**Exercise brief:**
Pull out exactly the lines from the line containing "Write a LaTeX" to the line containing "(lender-s) at (880,330)", both lines included, with pictures removed from the copy.

====== Provided records

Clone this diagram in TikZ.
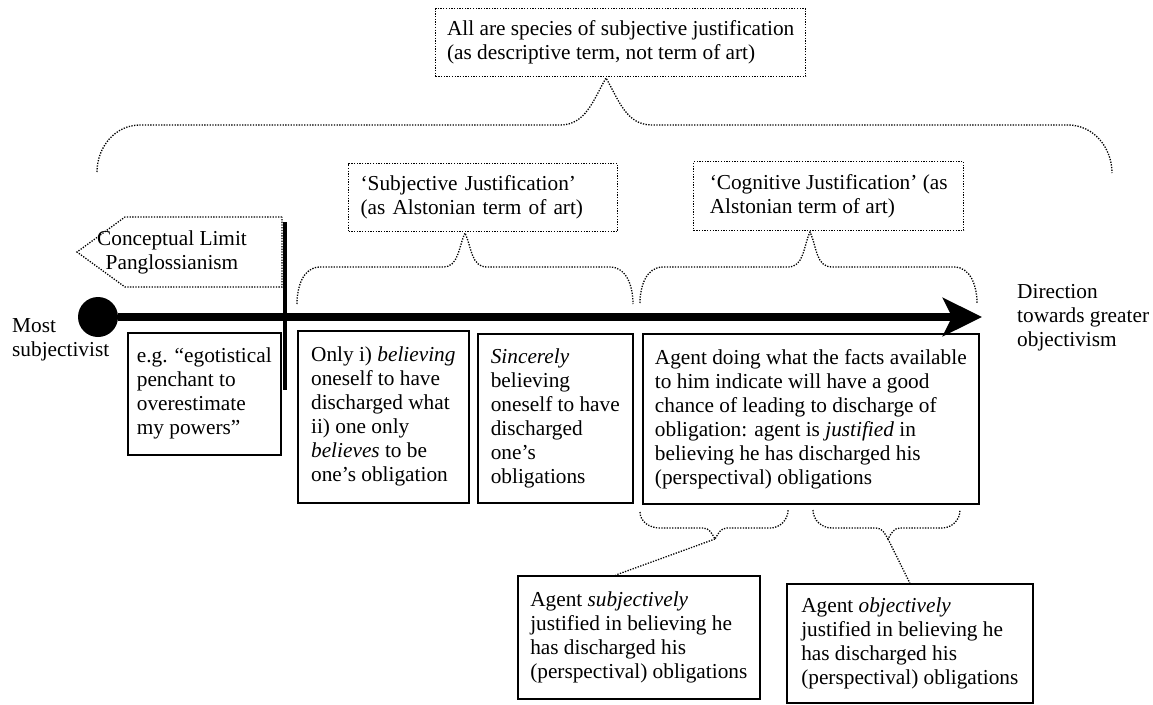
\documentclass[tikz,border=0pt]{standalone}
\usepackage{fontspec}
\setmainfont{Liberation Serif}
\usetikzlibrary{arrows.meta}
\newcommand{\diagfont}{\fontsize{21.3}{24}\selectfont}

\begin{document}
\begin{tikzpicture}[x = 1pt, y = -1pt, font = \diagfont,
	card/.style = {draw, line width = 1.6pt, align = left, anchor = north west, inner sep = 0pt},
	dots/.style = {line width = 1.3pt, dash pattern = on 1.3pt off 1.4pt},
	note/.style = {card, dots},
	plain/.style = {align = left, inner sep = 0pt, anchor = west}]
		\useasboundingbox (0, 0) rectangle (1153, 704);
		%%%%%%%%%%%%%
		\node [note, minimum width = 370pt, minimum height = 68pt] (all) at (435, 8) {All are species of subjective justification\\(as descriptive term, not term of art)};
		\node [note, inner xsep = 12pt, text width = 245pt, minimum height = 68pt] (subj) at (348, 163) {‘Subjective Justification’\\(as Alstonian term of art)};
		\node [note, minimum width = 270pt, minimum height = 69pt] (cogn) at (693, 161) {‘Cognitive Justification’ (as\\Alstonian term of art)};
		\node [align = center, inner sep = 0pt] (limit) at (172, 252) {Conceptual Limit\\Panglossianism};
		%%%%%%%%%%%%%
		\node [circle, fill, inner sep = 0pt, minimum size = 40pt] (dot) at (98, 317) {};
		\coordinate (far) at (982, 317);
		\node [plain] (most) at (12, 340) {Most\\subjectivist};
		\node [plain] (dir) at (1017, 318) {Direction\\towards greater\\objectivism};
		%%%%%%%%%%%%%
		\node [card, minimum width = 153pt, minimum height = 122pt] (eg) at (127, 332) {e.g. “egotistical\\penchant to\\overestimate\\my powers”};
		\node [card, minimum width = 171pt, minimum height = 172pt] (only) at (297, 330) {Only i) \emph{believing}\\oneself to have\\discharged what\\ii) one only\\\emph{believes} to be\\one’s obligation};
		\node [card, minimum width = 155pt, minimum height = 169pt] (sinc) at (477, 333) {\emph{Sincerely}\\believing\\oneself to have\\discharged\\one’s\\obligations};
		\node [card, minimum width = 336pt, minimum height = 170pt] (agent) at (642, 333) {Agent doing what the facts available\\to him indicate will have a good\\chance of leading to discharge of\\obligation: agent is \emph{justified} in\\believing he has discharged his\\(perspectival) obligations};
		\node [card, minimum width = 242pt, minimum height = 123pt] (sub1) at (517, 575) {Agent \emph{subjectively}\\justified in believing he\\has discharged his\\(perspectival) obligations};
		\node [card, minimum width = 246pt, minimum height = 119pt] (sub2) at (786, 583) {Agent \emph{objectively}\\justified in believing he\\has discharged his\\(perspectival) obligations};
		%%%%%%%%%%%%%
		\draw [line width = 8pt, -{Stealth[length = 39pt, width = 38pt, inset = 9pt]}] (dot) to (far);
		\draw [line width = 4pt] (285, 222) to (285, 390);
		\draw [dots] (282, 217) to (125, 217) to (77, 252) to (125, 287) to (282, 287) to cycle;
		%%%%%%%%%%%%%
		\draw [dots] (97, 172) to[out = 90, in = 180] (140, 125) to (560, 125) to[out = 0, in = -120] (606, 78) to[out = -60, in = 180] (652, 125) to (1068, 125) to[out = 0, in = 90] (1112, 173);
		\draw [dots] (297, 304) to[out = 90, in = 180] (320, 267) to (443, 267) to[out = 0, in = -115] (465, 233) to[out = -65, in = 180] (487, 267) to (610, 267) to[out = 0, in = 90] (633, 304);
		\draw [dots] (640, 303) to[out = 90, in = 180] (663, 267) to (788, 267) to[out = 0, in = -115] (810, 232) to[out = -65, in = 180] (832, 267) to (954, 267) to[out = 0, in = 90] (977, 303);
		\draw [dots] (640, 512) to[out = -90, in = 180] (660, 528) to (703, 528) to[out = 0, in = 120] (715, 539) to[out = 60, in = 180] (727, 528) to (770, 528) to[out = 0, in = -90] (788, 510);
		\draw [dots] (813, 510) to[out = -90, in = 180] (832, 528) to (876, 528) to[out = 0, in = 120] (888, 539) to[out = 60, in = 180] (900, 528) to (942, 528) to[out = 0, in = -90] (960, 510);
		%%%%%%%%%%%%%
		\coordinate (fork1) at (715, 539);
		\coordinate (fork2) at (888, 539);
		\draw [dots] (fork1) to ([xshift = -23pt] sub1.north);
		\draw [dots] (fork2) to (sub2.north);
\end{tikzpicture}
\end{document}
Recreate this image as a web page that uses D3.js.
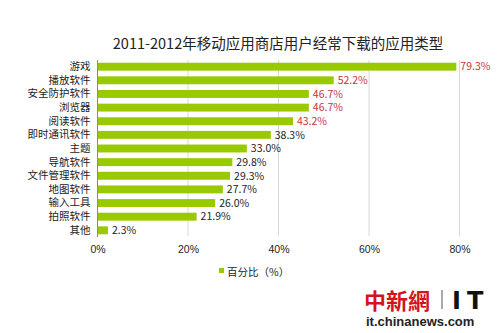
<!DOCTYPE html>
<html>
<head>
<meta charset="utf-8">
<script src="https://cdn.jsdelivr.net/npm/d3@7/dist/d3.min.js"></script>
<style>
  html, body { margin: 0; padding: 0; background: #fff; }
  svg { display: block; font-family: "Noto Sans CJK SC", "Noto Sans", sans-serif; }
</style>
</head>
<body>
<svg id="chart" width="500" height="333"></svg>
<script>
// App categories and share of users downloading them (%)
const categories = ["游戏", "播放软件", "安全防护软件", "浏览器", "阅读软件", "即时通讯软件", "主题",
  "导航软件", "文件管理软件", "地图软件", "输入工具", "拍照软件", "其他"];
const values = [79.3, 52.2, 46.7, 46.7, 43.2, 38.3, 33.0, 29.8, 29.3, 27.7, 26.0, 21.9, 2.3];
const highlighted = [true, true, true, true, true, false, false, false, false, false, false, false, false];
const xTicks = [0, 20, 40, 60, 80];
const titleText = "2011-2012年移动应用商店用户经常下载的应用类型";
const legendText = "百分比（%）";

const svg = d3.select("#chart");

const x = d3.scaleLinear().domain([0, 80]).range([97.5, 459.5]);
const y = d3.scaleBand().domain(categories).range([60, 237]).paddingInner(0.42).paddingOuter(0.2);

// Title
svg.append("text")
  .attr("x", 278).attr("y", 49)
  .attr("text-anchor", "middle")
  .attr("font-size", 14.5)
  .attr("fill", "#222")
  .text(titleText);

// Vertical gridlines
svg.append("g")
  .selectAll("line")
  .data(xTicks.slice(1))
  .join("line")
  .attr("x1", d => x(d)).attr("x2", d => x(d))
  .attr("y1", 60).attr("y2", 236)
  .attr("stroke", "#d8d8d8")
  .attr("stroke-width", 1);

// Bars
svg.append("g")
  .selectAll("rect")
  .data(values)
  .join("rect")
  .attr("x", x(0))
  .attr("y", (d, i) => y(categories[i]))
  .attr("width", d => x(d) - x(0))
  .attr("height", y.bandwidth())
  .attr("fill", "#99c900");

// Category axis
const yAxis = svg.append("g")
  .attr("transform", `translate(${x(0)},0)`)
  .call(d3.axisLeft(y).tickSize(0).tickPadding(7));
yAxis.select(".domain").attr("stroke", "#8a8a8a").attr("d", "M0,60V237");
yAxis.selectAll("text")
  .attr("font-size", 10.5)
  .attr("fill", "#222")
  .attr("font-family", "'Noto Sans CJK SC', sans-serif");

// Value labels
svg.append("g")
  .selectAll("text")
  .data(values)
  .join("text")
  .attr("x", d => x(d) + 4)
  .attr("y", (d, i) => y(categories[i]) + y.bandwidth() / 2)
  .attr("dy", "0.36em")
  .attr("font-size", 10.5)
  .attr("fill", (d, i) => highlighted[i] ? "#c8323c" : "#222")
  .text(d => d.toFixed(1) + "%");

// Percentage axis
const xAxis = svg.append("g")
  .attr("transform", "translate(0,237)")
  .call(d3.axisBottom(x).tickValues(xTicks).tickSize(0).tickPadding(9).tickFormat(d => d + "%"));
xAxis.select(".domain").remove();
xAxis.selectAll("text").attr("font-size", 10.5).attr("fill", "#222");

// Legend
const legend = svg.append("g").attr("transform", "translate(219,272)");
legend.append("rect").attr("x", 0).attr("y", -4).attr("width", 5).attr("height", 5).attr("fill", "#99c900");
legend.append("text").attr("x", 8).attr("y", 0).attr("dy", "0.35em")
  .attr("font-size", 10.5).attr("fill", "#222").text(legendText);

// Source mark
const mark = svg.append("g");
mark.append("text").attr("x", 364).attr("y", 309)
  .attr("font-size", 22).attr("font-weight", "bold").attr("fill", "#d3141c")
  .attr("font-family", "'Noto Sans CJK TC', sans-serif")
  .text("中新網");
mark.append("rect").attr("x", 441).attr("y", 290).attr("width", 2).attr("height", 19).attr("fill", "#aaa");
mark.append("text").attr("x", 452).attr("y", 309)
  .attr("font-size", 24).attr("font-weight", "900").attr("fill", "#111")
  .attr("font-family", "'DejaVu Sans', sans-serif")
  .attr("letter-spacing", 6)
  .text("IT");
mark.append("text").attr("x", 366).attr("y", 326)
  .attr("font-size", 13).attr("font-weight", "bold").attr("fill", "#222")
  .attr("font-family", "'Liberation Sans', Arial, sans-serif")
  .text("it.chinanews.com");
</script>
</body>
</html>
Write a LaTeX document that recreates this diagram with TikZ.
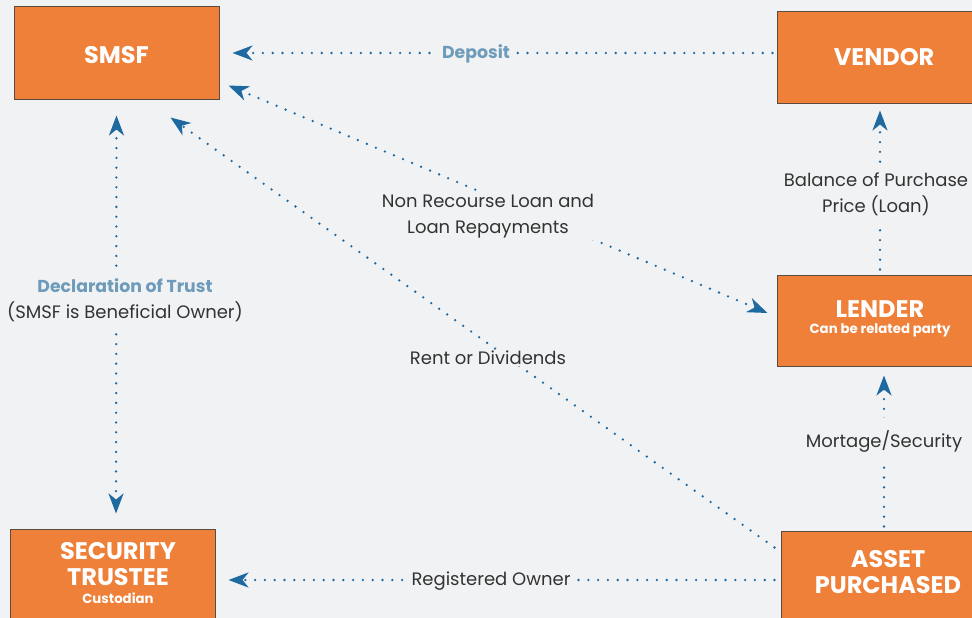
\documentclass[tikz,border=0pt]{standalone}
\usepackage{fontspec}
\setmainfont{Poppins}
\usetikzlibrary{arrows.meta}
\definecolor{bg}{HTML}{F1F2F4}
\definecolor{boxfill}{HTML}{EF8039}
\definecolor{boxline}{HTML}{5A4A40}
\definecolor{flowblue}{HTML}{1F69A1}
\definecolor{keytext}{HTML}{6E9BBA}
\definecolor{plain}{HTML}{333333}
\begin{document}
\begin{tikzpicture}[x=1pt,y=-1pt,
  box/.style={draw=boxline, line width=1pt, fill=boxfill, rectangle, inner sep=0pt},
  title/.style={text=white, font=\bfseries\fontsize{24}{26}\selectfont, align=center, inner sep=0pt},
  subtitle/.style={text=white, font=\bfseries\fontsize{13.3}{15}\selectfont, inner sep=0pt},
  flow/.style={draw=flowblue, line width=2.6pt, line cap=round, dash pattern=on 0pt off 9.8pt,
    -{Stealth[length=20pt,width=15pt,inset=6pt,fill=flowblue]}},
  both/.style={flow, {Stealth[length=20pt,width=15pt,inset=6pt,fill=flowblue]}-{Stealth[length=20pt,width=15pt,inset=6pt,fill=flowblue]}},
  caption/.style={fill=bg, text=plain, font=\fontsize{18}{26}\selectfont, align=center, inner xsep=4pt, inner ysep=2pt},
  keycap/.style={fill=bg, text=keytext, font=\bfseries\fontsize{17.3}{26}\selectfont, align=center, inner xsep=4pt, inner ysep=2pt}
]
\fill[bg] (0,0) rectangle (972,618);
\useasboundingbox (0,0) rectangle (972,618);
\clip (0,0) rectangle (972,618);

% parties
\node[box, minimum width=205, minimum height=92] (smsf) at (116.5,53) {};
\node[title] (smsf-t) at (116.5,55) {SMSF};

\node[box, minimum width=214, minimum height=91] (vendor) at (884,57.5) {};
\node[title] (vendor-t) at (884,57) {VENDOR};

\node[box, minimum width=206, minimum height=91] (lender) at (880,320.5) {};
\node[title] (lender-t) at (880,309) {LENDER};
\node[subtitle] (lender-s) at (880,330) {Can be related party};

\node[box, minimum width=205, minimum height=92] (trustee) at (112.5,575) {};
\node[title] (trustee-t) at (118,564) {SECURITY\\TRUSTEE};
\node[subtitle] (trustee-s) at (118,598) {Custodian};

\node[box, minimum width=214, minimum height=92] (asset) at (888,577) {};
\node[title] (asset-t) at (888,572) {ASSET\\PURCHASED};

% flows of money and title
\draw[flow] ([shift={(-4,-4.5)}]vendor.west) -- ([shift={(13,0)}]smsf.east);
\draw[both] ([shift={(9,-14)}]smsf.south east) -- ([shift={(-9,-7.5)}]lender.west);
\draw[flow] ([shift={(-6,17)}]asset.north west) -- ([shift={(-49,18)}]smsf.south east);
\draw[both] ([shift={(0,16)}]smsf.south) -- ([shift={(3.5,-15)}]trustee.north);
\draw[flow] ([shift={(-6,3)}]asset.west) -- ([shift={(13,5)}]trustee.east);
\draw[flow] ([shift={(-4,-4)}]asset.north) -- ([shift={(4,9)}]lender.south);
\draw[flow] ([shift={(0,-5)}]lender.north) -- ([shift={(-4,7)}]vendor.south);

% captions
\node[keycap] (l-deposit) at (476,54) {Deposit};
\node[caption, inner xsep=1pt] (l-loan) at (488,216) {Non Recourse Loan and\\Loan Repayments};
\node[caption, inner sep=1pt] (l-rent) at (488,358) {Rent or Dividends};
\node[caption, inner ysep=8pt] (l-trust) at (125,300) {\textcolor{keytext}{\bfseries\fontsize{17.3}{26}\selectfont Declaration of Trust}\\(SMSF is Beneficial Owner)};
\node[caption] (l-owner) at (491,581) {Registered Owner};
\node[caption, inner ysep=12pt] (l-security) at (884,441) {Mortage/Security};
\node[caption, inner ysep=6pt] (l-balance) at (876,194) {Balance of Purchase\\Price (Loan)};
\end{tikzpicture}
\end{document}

============

**Exercise solution:**
Write a LaTeX document that recreates this diagram with TikZ.
\documentclass[tikz,border=0pt]{standalone}
\usepackage{fontspec}
\setmainfont{Poppins}
\usetikzlibrary{arrows.meta}
\definecolor{bg}{HTML}{F1F2F4}
\definecolor{boxfill}{HTML}{EF8039}
\definecolor{boxline}{HTML}{5A4A40}
\definecolor{flowblue}{HTML}{1F69A1}
\definecolor{keytext}{HTML}{6E9BBA}
\definecolor{plain}{HTML}{333333}
\begin{document}
\begin{tikzpicture}[x=1pt,y=-1pt,
  box/.style={draw=boxline, line width=1pt, fill=boxfill, rectangle, inner sep=0pt},
  title/.style={text=white, font=\bfseries\fontsize{24}{26}\selectfont, align=center, inner sep=0pt},
  subtitle/.style={text=white, font=\bfseries\fontsize{13.3}{15}\selectfont, inner sep=0pt},
  flow/.style={draw=flowblue, line width=2.6pt, line cap=round, dash pattern=on 0pt off 9.8pt,
    -{Stealth[length=20pt,width=15pt,inset=6pt,fill=flowblue]}},
  both/.style={flow, {Stealth[length=20pt,width=15pt,inset=6pt,fill=flowblue]}-{Stealth[length=20pt,width=15pt,inset=6pt,fill=flowblue]}},
  caption/.style={fill=bg, text=plain, font=\fontsize{18}{26}\selectfont, align=center, inner xsep=4pt, inner ysep=2pt},
  keycap/.style={fill=bg, text=keytext, font=\bfseries\fontsize{17.3}{26}\selectfont, align=center, inner xsep=4pt, inner ysep=2pt}
]
\fill[bg] (0,0) rectangle (972,618);
\useasboundingbox (0,0) rectangle (972,618);
\clip (0,0) rectangle (972,618);

% parties
\node[box, minimum width=205, minimum height=92] (smsf) at (116.5,53) {};
\node[title] (smsf-t) at (116.5,55) {SMSF};

\node[box, minimum width=214, minimum height=91] (vendor) at (884,57.5) {};
\node[title] (vendor-t) at (884,57) {VENDOR};

\node[box, minimum width=206, minimum height=91] (lender) at (880,320.5) {};
\node[title] (lender-t) at (880,309) {LENDER};
\node[subtitle] (lender-s) at (880,330) {Can be related party};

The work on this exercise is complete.